:: Task requirements ::
Print only the lines from the top of the data through the line with "diag_y = [0.0, 0.025]", both included, skipping every picture.

:: Recorded information ::
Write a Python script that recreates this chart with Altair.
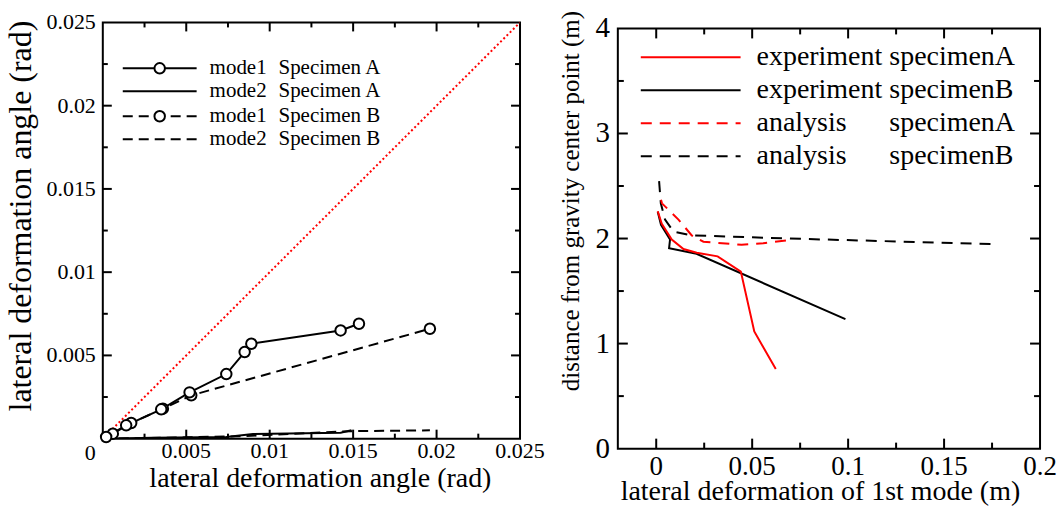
import altair as alt
import pandas as pd

SERIF = "Liberation Serif"

# ---------------- left panel data (rad) ----------------
m1A_x = [0.0002, 0.0014, 0.0035, 0.0052, 0.0074, 0.0085, 0.0089, 0.01425, 0.01535]
m1A_y = [0.0001, 0.0008, 0.00176, 0.00278, 0.00388, 0.0052, 0.0057, 0.0065, 0.0069]
m1B_x = [0.0006, 0.0017, 0.0036, 0.0053, 0.0196]
m1B_y = [0.0003, 0.00094, 0.0018, 0.0026, 0.0066]
m2A_x = [0.0, 0.003, 0.0074, 0.009, 0.01425, 0.0149]
m2A_y = [0.0, 0.00005, 0.0001, 0.00028, 0.00036, 0.0005]
m2B_x = [0.0, 0.005, 0.0085, 0.0149, 0.0196]
m2B_y = [0.0, 0.00008, 0.00015, 0.00045, 0.0005]
diag_x = [0.0, 0.025]
diag_y = [0.0, 0.025]

left_labels_x = [0.005, 0.01, 0.015, 0.02, 0.025]
left_labels_y = [0.005, 0.01, 0.015, 0.02, 0.025]
left_corner_label = [0]
left_major = [0.005, 0.01, 0.015, 0.02]
left_minor = [0.0025, 0.0075, 0.0125, 0.0175, 0.0225]
left_xtitle = "lateral deformation angle (rad)"
left_ytitle = "lateral deformation angle (rad)"
left_legend_a = ["mode1", "mode2", "mode1", "mode2"]
left_legend_b = ["Specimen A", "Specimen A", "Specimen B", "Specimen B"]

# ---------------- right panel data (m) ----------------
expA_x = [0.0008, 0.0029, 0.0081, 0.0142, 0.0211, 0.032, 0.0441, 0.0511, 0.0623]
expA_y = [2.26, 2.14, 1.99, 1.90, 1.865, 1.83, 1.685, 1.115, 0.757]
expB_x = [0.0008, 0.0025, 0.0072, 0.0067, 0.021, 0.0986]
expB_y = [2.255, 2.13, 1.99, 1.907, 1.855, 1.232]
anaA_x = [0.0025, 0.003, 0.0116, 0.0185, 0.0246, 0.0445, 0.0558, 0.0696]
anaA_y = [2.37, 2.335, 2.18, 2.03, 1.97, 1.94, 1.955, 1.986]
anaB_x = [0.0015, 0.0024, 0.0046, 0.009, 0.0185, 0.0688, 0.1745]
anaB_y = [2.546, 2.335, 2.18, 2.065, 2.03, 2.0, 1.948]

right_labels_x = [0, 0.05, 0.1, 0.15, 0.2]
right_labels_y = [0, 1, 2, 3, 4]
right_major_x = [0, 0.05, 0.1, 0.15]
right_minor_x = [0.025, 0.075, 0.125, 0.175]
right_major_y = [1, 2, 3]
right_minor_y = [0.5, 1.5, 2.5, 3.5]
right_xtitle = "lateral deformation of 1st mode (m)"
right_ytitle = "distance from gravity center point (m)"
right_legend_a = ["experiment", "experiment", "analysis", "analysis"]
right_legend_b = ["specimenA", "specimenB", "specimenA", "specimenB"]

ONE = pd.DataFrame({"k": [0]})


def df_of(xs, ys):
    return pd.DataFrame({"x": xs, "y": ys, "i": list(range(len(xs)))})


def X(sc, f="x"):
    return alt.X(f"{f}:Q", scale=sc, axis=None)


def Y(sc, f="y"):
    return alt.Y(f"{f}:Q", scale=sc, axis=None)


def line(xs, ys, xsc, ysc, color="black", dash=None, width=2):
    kw = dict(color=color, strokeWidth=width, clip=True)
    if dash:
        kw["strokeDash"] = dash
    return alt.Chart(df_of(xs, ys)).mark_line(**kw).encode(
        x=X(xsc), y=Y(ysc), order="i:Q")


def circles(xs, ys, xsc, ysc):
    return alt.Chart(df_of(xs, ys)).mark_point(
        shape="circle", size=110, filled=True, fill="white", stroke="black",
        strokeWidth=2, opacity=1).encode(x=X(xsc), y=Y(ysc))


def tick_marks(xsc, ysc, xdom, ydom, W, H, xmaj, xmin, ymaj, ymin, lmaj, lmin):
    """Inward ticks on all four sides, drawn as stroke-only point symbols."""
    ypp = (ydom[1] - ydom[0]) / H
    xpp = (xdom[1] - xdom[0]) / W
    layers = []
    for vals, ln in ((xmaj, lmaj), (xmin, lmin)):
        c = ln / 2 * ypp
        d = pd.DataFrame({"px": vals * 2,
                          "py": [ydom[0] + c] * len(vals) + [ydom[1] - c] * len(vals)})
        layers.append(alt.Chart(d).mark_point(
            shape="M0,-1L0,1", size=ln * ln, filled=False, stroke="black",
            strokeWidth=2, opacity=1).encode(x=X(xsc, "px"), y=Y(ysc, "py")))
    for vals, ln in ((ymaj, lmaj), (ymin, lmin)):
        c = ln / 2 * xpp
        d = pd.DataFrame({"px": [xdom[0] + c] * len(vals) + [xdom[1] - c] * len(vals),
                          "py": vals * 2})
        layers.append(alt.Chart(d).mark_point(
            shape="M-1,0L1,0", size=ln * ln, filled=False, stroke="black",
            strokeWidth=2, opacity=1).encode(x=X(xsc, "px"), y=Y(ysc, "py")))
    return layers


def xlabels(vals, sc, ypix, size):
    return alt.Chart(pd.DataFrame({"lx": vals})).mark_text(
        font=SERIF, fontSize=size, align="center", baseline="alphabetic", color="black").encode(
        x=X(sc, "lx"), y=alt.value(ypix), text=alt.Text("lx:Q", format="~g"))


def ylabels(vals, sc, xpix, size, dy=0):
    return alt.Chart(pd.DataFrame({"ly": vals})).mark_text(
        font=SERIF, fontSize=size, align="right", baseline="middle", color="black", dy=dy).encode(
        y=Y(sc, "ly"), x=alt.value(xpix), text=alt.Text("ly:Q", format="~g"))


def text_at(txt, x, y, size, align="left", baseline="middle", angle=0):
    kw = dict(font=SERIF, fontSize=size, align=align, baseline=baseline, color="black")
    if angle:
        kw["angle"] = angle
    return alt.Chart(ONE).mark_text(**kw).encode(
        x=alt.value(x), y=alt.value(y), text=alt.value(txt))


# ---------------- left panel ----------------
LW, LH = 418, 417
LXD, LYD = [0, 0.025], [0, 0.025]
lxs = alt.Scale(domain=LXD, nice=False, zero=False)
lys = alt.Scale(domain=LYD, nice=False, zero=False)

left_layers = [
    line(diag_x, diag_y, lxs, lys, color="red", dash=[2, 2.5], width=2),
    line(m2A_x, m2A_y, lxs, lys),
    line(m2B_x, m2B_y, lxs, lys, dash=[10, 6]),
    line(m1B_x, m1B_y, lxs, lys, dash=[10, 6]),
    line(m1A_x, m1A_y, lxs, lys),
    circles(m1B_x, m1B_y, lxs, lys),
    circles(m1A_x, m1A_y, lxs, lys),
]
left_layers += tick_marks(lxs, lys, LXD, LYD, LW, LH, left_major, left_minor,
                          left_major, left_minor, 9, 5)
left_layers += [
    xlabels(left_labels_x, lxs, LH + 19, 22),
    ylabels(left_labels_y, lys, -7, 22),
    ylabels(left_corner_label, lys, -7, 22, dy=14),
    text_at(left_xtitle, 218, LH + 48, 28, align="center", baseline="alphabetic"),
    text_at(left_ytitle, -65, 194, 32, align="center", baseline="bottom", angle=270),
]
l_rows = [46, 69, 94, 117]
l_dash = [None, None, [10, 6], [10, 6]]
l_circ = [True, False, True, False]
for k in range(4):
    kw = dict(color="black", strokeWidth=2)
    if l_dash[k]:
        kw["strokeDash"] = l_dash[k]
    left_layers.append(alt.Chart(ONE).mark_rule(**kw).encode(
        x=alt.value(20), x2=alt.value(94), y=alt.value(l_rows[k])))
    if l_circ[k]:
        left_layers.append(alt.Chart(ONE).mark_point(
            shape="circle", size=110, filled=True, fill="white", stroke="black",
            strokeWidth=2, opacity=1).encode(x=alt.value(57), y=alt.value(l_rows[k])))
    left_layers.append(text_at(left_legend_a[k], 107, l_rows[k], 21))
    left_layers.append(text_at(left_legend_b[k], 176, l_rows[k], 21))

left = alt.layer(*left_layers).properties(width=LW, height=LH)

# ---------------- right panel ----------------
RW, RH = 423, 421
RXD, RYD = [-0.02, 0.2], [0, 4]
rxs = alt.Scale(domain=RXD, nice=False, zero=False)
rys = alt.Scale(domain=RYD, nice=False, zero=False)

right_layers = [
    line(anaB_x, anaB_y, rxs, rys, dash=[11, 8]),
    line(anaA_x, anaA_y, rxs, rys, color="red", dash=[11, 8]),
    line(expB_x, expB_y, rxs, rys),
    line(expA_x, expA_y, rxs, rys, color="red"),
]
right_layers += tick_marks(rxs, rys, RXD, RYD, RW, RH, right_major_x, right_minor_x,
                           right_major_y, right_minor_y, 10, 6)
right_layers += [
    xlabels(right_labels_x, rxs, RH + 26, 27),
    ylabels(right_labels_y, rys, -8, 29),
    text_at(right_xtitle, 203, RH + 51, 28, align="center", baseline="alphabetic"),
    text_at(right_ytitle, -34, 173, 25, align="center", baseline="bottom", angle=270),
]
r_rows = [29, 62, 95, 128]
r_col = ["red", "black", "red", "black"]
r_dash = [None, None, [11, 8], [11, 8]]
for k in range(4):
    kw = dict(color=r_col[k], strokeWidth=2)
    if r_dash[k]:
        kw["strokeDash"] = r_dash[k]
    right_layers.append(alt.Chart(ONE).mark_rule(**kw).encode(
        x=alt.value(23), x2=alt.value(123), y=alt.value(r_rows[k])))
    right_layers.append(text_at(right_legend_a[k], 139, r_rows[k], 28))
    right_layers.append(text_at(right_legend_b[k], 272, r_rows[k], 28))

right_panel = alt.layer(*right_layers).properties(width=RW, height=RH)

spacer = alt.Chart(ONE).mark_point(opacity=0, size=1).properties(
    width=1, height=6, view=alt.ViewBackground(stroke="transparent"))
right = alt.vconcat(spacer, right_panel, spacing=0, bounds="flush")

chart = alt.hconcat(left, right, spacing=98, bounds="flush").configure_view(
    stroke="black", strokeWidth=2).properties(
    padding={"left": 3, "top": 9, "right": 0, "bottom": 0}, background="white")

chart.save("out.html", embed_options={"renderer": "svg", "actions": False})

:: Response to the task ::
Write a Python script that recreates this chart with Altair.
import altair as alt
import pandas as pd

SERIF = "Liberation Serif"

# ---------------- left panel data (rad) ----------------
m1A_x = [0.0002, 0.0014, 0.0035, 0.0052, 0.0074, 0.0085, 0.0089, 0.01425, 0.01535]
m1A_y = [0.0001, 0.0008, 0.00176, 0.00278, 0.00388, 0.0052, 0.0057, 0.0065, 0.0069]
m1B_x = [0.0006, 0.0017, 0.0036, 0.0053, 0.0196]
m1B_y = [0.0003, 0.00094, 0.0018, 0.0026, 0.0066]
m2A_x = [0.0, 0.003, 0.0074, 0.009, 0.01425, 0.0149]
m2A_y = [0.0, 0.00005, 0.0001, 0.00028, 0.00036, 0.0005]
m2B_x = [0.0, 0.005, 0.0085, 0.0149, 0.0196]
m2B_y = [0.0, 0.00008, 0.00015, 0.00045, 0.0005]
diag_x = [0.0, 0.025]
diag_y = [0.0, 0.025]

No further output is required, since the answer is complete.